What you have to do — Print, word for word, the opening line of the data below and every line after it through the line that contains "(c13t) at (147.5,363.5)", but not the pictures.

### Information shown ###

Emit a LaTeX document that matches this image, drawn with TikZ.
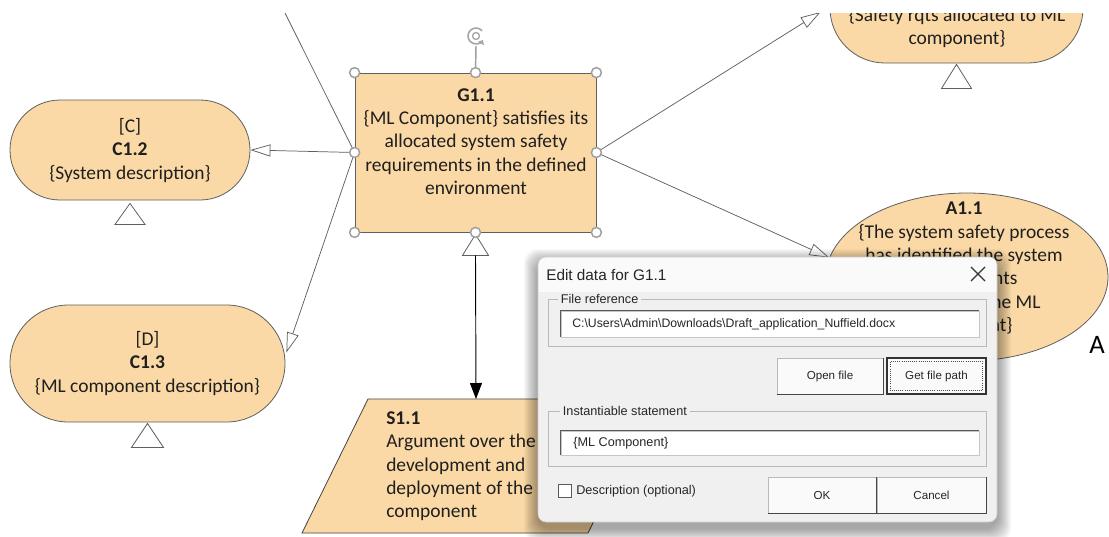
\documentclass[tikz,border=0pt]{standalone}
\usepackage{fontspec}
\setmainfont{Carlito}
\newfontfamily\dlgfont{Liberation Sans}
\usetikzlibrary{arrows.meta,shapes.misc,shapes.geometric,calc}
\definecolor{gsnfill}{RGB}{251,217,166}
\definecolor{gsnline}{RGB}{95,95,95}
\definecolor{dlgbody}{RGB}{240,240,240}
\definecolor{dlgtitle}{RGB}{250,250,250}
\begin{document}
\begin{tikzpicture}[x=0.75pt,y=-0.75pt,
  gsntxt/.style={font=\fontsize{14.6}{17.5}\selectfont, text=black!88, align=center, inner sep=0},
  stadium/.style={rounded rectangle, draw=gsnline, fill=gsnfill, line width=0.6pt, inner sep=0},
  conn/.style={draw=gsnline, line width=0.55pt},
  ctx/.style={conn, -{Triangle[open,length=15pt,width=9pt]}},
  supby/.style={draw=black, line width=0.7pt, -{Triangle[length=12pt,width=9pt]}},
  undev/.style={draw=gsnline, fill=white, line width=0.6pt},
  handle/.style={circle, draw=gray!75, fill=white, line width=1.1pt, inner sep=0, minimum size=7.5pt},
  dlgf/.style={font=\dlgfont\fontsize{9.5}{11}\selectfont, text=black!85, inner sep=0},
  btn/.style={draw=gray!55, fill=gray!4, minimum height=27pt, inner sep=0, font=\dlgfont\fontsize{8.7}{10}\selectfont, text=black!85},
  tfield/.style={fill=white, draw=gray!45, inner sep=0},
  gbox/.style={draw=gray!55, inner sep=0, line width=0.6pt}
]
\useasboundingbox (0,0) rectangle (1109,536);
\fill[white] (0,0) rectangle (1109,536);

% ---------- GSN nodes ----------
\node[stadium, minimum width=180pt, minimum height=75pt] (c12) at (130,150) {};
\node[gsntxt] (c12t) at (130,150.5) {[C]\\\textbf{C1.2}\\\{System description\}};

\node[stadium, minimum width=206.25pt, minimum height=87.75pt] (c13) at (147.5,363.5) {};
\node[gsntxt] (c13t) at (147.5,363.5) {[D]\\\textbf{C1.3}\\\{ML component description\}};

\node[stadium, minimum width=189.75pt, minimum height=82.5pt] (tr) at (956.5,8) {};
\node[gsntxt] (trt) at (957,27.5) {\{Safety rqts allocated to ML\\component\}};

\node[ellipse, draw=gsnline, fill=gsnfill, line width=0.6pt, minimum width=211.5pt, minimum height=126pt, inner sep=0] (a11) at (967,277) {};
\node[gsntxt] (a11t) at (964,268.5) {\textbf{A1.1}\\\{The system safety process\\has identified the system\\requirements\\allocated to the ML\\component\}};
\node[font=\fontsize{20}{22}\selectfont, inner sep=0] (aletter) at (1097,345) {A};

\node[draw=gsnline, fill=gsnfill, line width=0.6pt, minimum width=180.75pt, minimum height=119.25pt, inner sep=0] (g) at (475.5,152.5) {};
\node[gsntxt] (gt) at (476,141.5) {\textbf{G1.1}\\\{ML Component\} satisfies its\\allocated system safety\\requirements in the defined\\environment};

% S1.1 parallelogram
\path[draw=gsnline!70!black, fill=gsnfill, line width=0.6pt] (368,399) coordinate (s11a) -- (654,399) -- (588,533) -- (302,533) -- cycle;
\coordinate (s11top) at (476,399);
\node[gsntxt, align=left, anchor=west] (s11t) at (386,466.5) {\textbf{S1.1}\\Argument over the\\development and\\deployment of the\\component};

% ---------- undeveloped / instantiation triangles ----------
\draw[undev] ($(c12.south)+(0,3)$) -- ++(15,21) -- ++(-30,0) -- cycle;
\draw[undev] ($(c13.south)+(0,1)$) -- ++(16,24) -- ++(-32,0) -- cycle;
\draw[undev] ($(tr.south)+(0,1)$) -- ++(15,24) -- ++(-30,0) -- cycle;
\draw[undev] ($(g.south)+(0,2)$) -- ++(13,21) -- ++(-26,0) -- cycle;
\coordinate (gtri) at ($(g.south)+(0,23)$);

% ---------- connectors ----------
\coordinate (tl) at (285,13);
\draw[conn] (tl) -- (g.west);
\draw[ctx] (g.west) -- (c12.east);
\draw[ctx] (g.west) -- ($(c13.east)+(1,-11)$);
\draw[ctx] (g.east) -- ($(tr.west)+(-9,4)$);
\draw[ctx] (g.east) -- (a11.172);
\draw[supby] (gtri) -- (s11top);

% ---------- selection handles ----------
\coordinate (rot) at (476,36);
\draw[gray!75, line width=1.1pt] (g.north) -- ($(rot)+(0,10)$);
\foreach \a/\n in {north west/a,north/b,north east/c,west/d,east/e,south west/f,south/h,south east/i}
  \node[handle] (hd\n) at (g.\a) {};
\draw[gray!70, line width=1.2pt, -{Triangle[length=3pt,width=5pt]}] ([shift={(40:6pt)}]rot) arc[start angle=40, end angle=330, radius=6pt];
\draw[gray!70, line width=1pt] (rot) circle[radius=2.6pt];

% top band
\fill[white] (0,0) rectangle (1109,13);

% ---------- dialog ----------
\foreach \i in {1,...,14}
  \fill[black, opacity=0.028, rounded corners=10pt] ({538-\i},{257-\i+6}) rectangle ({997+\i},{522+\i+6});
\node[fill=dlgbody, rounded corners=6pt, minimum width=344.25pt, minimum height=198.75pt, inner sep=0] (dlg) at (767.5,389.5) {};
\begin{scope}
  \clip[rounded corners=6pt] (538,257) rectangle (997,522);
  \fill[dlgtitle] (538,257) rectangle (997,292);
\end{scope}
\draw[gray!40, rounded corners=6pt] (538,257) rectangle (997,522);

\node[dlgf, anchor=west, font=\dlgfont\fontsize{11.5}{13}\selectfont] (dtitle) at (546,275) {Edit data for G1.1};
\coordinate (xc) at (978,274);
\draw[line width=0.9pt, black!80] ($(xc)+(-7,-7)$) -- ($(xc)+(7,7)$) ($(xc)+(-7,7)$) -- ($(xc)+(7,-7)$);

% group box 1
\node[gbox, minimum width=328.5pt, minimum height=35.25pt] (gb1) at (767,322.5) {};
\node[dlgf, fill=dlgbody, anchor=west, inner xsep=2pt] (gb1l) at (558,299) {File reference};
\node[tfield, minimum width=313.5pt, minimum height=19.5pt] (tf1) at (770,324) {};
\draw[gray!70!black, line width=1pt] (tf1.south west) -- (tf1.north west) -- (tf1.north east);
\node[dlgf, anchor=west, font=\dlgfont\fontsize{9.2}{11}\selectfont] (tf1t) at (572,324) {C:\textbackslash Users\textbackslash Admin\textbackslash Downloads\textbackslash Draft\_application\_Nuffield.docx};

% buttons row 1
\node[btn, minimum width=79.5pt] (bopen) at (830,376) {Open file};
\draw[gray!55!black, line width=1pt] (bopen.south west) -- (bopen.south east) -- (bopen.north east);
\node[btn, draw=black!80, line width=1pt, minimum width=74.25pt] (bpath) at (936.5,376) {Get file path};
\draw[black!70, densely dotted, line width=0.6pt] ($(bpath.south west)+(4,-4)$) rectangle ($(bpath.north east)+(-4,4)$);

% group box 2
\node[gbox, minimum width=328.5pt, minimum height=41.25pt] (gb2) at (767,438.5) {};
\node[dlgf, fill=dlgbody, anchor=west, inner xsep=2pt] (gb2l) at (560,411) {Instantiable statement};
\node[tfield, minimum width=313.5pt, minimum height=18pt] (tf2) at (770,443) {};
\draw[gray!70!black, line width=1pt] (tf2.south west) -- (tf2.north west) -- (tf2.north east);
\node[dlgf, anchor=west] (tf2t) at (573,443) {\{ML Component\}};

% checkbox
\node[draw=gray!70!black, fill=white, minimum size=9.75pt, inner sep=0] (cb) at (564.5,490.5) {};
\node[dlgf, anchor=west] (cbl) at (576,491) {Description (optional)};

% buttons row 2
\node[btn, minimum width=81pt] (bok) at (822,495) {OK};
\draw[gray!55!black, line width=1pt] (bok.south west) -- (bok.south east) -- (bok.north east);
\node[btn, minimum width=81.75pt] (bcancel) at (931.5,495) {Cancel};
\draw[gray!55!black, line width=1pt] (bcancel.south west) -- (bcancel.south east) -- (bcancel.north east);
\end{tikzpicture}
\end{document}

###

Task answer —
Emit a LaTeX document that matches this image, drawn with TikZ.
\documentclass[tikz,border=0pt]{standalone}
\usepackage{fontspec}
\setmainfont{Carlito}
\newfontfamily\dlgfont{Liberation Sans}
\usetikzlibrary{arrows.meta,shapes.misc,shapes.geometric,calc}
\definecolor{gsnfill}{RGB}{251,217,166}
\definecolor{gsnline}{RGB}{95,95,95}
\definecolor{dlgbody}{RGB}{240,240,240}
\definecolor{dlgtitle}{RGB}{250,250,250}
\begin{document}
\begin{tikzpicture}[x=0.75pt,y=-0.75pt,
  gsntxt/.style={font=\fontsize{14.6}{17.5}\selectfont, text=black!88, align=center, inner sep=0},
  stadium/.style={rounded rectangle, draw=gsnline, fill=gsnfill, line width=0.6pt, inner sep=0},
  conn/.style={draw=gsnline, line width=0.55pt},
  ctx/.style={conn, -{Triangle[open,length=15pt,width=9pt]}},
  supby/.style={draw=black, line width=0.7pt, -{Triangle[length=12pt,width=9pt]}},
  undev/.style={draw=gsnline, fill=white, line width=0.6pt},
  handle/.style={circle, draw=gray!75, fill=white, line width=1.1pt, inner sep=0, minimum size=7.5pt},
  dlgf/.style={font=\dlgfont\fontsize{9.5}{11}\selectfont, text=black!85, inner sep=0},
  btn/.style={draw=gray!55, fill=gray!4, minimum height=27pt, inner sep=0, font=\dlgfont\fontsize{8.7}{10}\selectfont, text=black!85},
  tfield/.style={fill=white, draw=gray!45, inner sep=0},
  gbox/.style={draw=gray!55, inner sep=0, line width=0.6pt}
]
\useasboundingbox (0,0) rectangle (1109,536);
\fill[white] (0,0) rectangle (1109,536);

% ---------- GSN nodes ----------
\node[stadium, minimum width=180pt, minimum height=75pt] (c12) at (130,150) {};
\node[gsntxt] (c12t) at (130,150.5) {[C]\\\textbf{C1.2}\\\{System description\}};

\node[stadium, minimum width=206.25pt, minimum height=87.75pt] (c13) at (147.5,363.5) {};
\node[gsntxt] (c13t) at (147.5,363.5) {[D]\\\textbf{C1.3}\\\{ML component description\}};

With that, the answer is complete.